Had I not been forced to maintain some level of decorum at the luncheon, I probably would have given into temptation and mugged a few teachers before running off with the chafing dish. Instead, I sat quietly and watched over the tray of Italian Potatoes like a hawk. As people approached, I’d subtly glare at them with great disdain.
There may have even been a few guttural growls because I knew that every spoonful they greedily scooped onto their already food-laden plates was one less spoonful I’d be able to take home with me.
When it was over and their bellies were full, these vultures started breaking out the Tupperware they’d brought from home and proceeded to scoop and ladle all the goodness into their containers like it was some UN food drop. In the end, I was left with one lonely plate of Italian Potatoes. The rest had been heartlessly ripped from my clutches by people for whom the luncheon was actually for.

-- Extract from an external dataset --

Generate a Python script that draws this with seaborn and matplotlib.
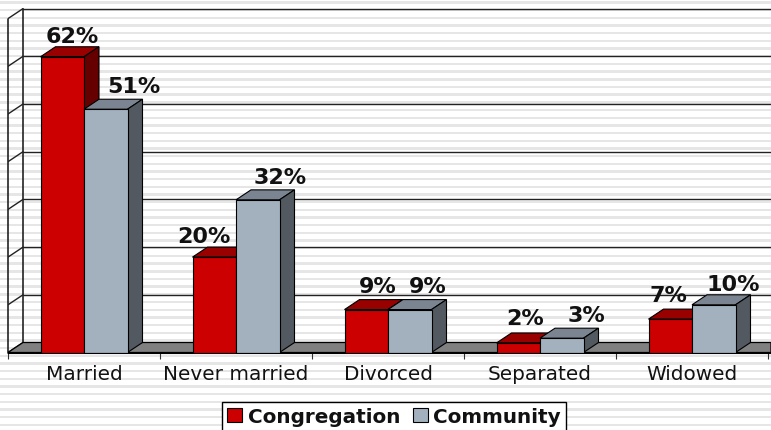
import matplotlib
matplotlib.use("Agg")
import matplotlib.pyplot as plt
from matplotlib.patches import Polygon, Rectangle
import pandas as pd
import seaborn as sns

categories = ["Married", "Never married", "Divorced", "Separated", "Widowed"]
congregation = [62, 20, 9, 2, 7]
community = [51, 32, 9, 3, 10]
y_ticks = [0, 10, 20, 30, 40, 50, 60, 70]

W, H = 771, 431
PX_X = 152.0      # pixels per category
PX_Y = 4.77       # pixels per percent
DX = 15 / PX_X    # 3d depth in data units
DY = 10 / PX_Y

red = ["#cc0000", "#990000", "#660000"]
blue = ["#a3b1bf", "#7a8591", "#525960"]

# label nudges in pixels, from the bar centre
red_nudge = [(2, 11), (-18, 11), (4, 14), (-1, 15), (-9, 14)]
blue_nudge = [(21, 13), (15, 13), (10, 14), (17, 13), (12, 11)]

df = pd.DataFrame({
    "status": categories * 2,
    "pct": congregation + community,
    "group": ["Congregation"] * 5 + ["Community"] * 5,
})

sns.set_style("white")
plt.rcParams["font.family"] = ["DejaVu Sans"]
fig = plt.figure(figsize=(W / 100, H / 100), dpi=100, facecolor="white")

# striped slide background
y = 3.5
while y < H:
    fig.patches.append(Rectangle((0, 1 - (y + 1.2) / H), 1, 2.4 / H, transform=fig.transFigure,
                                 facecolor="#e6e6e6", edgecolor="none", figure=fig, zorder=-1))
    y += 7.68

ax = fig.add_axes([8 / W, (H - 353.5) / H, (W - 8) / W, 353.5 / H])
ax.patch.set_alpha(0)

sns.barplot(data=df, x="status", y="pct", hue="group", palette=[red[0], blue[0]],
            width=87 / PX_X, gap=0, edgecolor="black", linewidth=0.8, saturation=1, ax=ax)

x0 = -0.5
ax.set_xlim(x0, x0 + (W - 8) / PX_X)
ax.set_ylim(0, 353.5 / PX_Y)
x1 = ax.get_xlim()[1]

# floor and walls
ax.add_patch(Polygon([(x0, 0), (x0 + DX, DY), (x1, DY), (x1, 0)], closed=True,
                     facecolor="#808080", edgecolor="black", linewidth=0.9, zorder=1))
for t in y_ticks[1:]:
    ax.plot([x0 + DX, x1], [t + DY, t + DY], color="#222222", lw=1, zorder=0.5)
for t in y_ticks:
    ax.plot([x0, x0 + DX], [t, t + DY], color="#222222", lw=1, zorder=0.5)
ax.plot([x0, x0], [0, y_ticks[-1]], color="#222222", lw=1.2, zorder=0.5, clip_on=False)
ax.plot([x0 + DX, x0 + DX], [DY, y_ticks[-1] + DY], color="#222222", lw=1.2, zorder=0.5)

# 3d faces on each bar
for n, (cont, shades) in enumerate(zip(ax.containers, [red, blue])):
    for bar in cont:
        left = bar.get_x()
        right = left + bar.get_width()
        top = bar.get_height()
        bar.set_zorder(3 + 2 * n)
        ax.add_patch(Polygon([(left, top), (left + DX, top + DY), (right + DX, top + DY), (right, top)],
                             closed=True, facecolor=shades[1], edgecolor="black", linewidth=0.8, zorder=2 + 2 * n))
        ax.add_patch(Polygon([(right, 0), (right + DX, DY), (right + DX, top + DY), (right, top)],
                             closed=True, facecolor=shades[2], edgecolor="black", linewidth=0.8, zorder=2 + 2 * n))

# value labels
for cont, vals, nudges in zip(ax.containers, [congregation, community], [red_nudge, blue_nudge]):
    for bar, v, (nx, ny) in zip(cont, vals, nudges):
        ax.annotate(f"{v}%", (bar.get_x() + bar.get_width() / 2 + DX / 2, v + DY),
                    xytext=(nx * 0.72, ny * 0.72), textcoords="offset points", ha="center", va="center",
                    fontsize=16, fontweight="bold", color="#111111", zorder=10)

ax.set_xlabel("")
ax.set_ylabel("")
ax.set_yticks([])
ax.set_xticks(range(5))
ax.set_xticklabels(categories, fontsize=14.4, color="#111111")
ax.set_xticks([x0 + i for i in range(6)], minor=True)
ax.tick_params(axis="x", which="major", length=0, pad=8.5)
ax.tick_params(axis="x", which="minor", length=4, width=0.8, color="#333333", bottom=True)
sns.despine(ax=ax, left=True, top=True, right=True, bottom=False)
ax.spines["bottom"].set_color("black")
ax.spines["bottom"].set_zorder(8)

handles, labels = ax.get_legend_handles_labels()
leg = ax.legend(handles, labels, ncol=2, loc="upper left", bbox_to_anchor=(222 / W, 1 - 403 / H),
                bbox_transform=fig.transFigure, frameon=True, fancybox=False, framealpha=1,
                edgecolor="black", labelcolor="#111111", borderaxespad=0, borderpad=0.25,
                handlelength=0.75, handleheight=0.75, handletextpad=0.3, columnspacing=0.6,
                prop={"weight": "bold", "size": 14.4})
leg.get_frame().set_linewidth(1)
leg.set_zorder(20)

fig.savefig("out.png", dpi=100)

I can’t provide you with a recipe but I know their variation of this magical dish was created with sliced Italian sausage, potatoes, peppers, onions, and a tongue-teasing array of unidentifiable spices and flavorings.
Tonight, I couldn’t take it any more. I had gone to the grocery store to pick up some things for Heather and I passed the Italian sausage. I passed peppers, onions, and potatoes. I even passed by the spices. All I could think about was the hankerin’ I had for that dish.
Unable to suppress the urge, I called the only known dealer in town, the local tavern that catered the event. As I paced the grocer’s aisles, I could feel the need for a fix growing stronger and stronger.
Me: “Yes, hello. Thank God you’re there. I need a fix. You gotta gimme a taste.”
Dewey’s: “Okayyyy,” she said laughing, “Of what?”
Me: “The Italian Potatoes. I need to order a plate of that.”
Dewey’s: “Oh, I’m sorry, that’s not on our regular menu. It’s only for catered events.”
Me (thinking fast): “Perfect. That’s what I need it for. I’m having a party tomorrow. How much is a tray of it?”
Dewey’s: “Well, a large is $50 and a medium is $30.”
Me: “It’s a small party. A party of one. I’m the only one I’m inviting so the medium should be plenty.”
Dewey’s: “Wow. That IS a small party. What time do you need it?”
Me: “Uh…my party starts at 3pm and I don’t plan on being fashionably late. Can I pick it up then?”
Dewey’s: “Absolutely. So what’s the occasion?”
Me: “I’m not sure yet. But I’ll find one, believe me.”
And I have.
Searching all international holidays, I managed to find the ONE celebration going on globally on Saturday, May 19th, the day I pick up my tray of Italian Potatoes. The holiday is called “Commemoration of Atatürk, Youth and Sports Day” and it hails from the country of Turkey. Much like our latest rescue dog, Mahlika.
For those too lazy to hunt the facts down on Wikipedia, Commemoration of Atatürk Youth and Sports Day celebrates the day the revered leader Atatürk landed in Samsun to start the Turkish war of Independence. Because this was the very first stage in a long battle for independence, Atatürk dedicated May 19th to the Turkish youth. A day when songs are sung, sports are played, and (at least here in America) several pounds of Italian Potatoes are eaten.
So come tomorrow, I’ll be celebrating this special occasion with my Turkish dog and a tray of happiness in my lap.
Heather thinks the whole thing is absurd but she’s not the least bit surprised. “If someone is going to order a banquet all for themselves, it’s going to be you.”
If you’d like to join me in showing solidarity with the Turks, feel free to stop by. I just hope you understand that it’s strictly a B.Y.O.I.P. affair. It’s nothing personal…I wouldn’t even share my Italian Potatoes with Atatürk himself.